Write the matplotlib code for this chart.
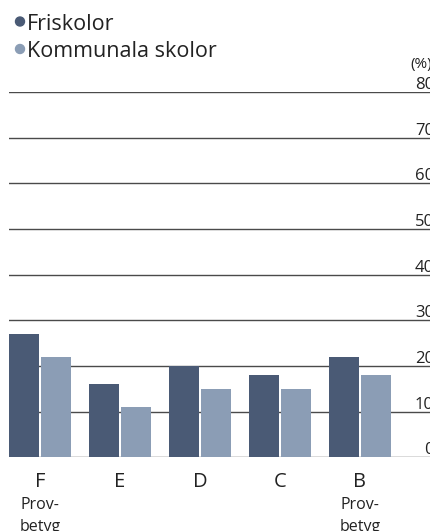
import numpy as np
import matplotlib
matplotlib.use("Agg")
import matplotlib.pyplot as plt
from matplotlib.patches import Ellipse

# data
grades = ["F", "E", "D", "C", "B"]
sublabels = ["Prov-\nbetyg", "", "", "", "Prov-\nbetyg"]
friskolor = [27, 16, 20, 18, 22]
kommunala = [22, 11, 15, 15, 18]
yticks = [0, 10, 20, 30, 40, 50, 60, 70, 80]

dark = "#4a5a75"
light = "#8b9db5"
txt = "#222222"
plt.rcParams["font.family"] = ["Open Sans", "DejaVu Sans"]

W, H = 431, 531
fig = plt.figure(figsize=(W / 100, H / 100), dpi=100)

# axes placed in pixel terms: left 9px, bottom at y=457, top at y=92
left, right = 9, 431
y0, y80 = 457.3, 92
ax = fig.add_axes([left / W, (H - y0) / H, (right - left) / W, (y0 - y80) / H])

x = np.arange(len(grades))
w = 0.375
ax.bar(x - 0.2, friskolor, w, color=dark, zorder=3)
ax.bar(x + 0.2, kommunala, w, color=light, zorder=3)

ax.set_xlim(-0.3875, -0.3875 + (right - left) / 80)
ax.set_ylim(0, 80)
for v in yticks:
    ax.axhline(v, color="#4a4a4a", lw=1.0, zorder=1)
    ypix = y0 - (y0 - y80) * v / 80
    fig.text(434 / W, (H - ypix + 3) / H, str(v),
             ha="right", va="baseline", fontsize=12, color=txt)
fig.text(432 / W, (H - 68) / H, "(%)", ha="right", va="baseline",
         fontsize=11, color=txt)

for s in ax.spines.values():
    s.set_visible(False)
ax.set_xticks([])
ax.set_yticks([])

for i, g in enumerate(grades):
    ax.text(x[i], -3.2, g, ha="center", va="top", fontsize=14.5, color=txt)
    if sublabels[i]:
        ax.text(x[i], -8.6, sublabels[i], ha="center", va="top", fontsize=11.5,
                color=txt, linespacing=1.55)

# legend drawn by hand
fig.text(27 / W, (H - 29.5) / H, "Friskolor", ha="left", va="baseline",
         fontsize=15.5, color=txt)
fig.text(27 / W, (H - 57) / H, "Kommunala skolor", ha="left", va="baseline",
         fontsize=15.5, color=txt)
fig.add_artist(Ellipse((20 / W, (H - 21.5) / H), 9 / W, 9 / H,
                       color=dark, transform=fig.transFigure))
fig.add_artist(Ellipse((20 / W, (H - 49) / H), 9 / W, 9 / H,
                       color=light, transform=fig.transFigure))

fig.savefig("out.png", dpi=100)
··········
## Task goal
Please extract exactly the lines of the data, from the first through the line containing "from matplotlib.patches import Ellipse", and add no pictures to the copy.

## Answer for the task
Write the matplotlib code for this chart.
import numpy as np
import matplotlib
matplotlib.use("Agg")
import matplotlib.pyplot as plt
from matplotlib.patches import Ellipse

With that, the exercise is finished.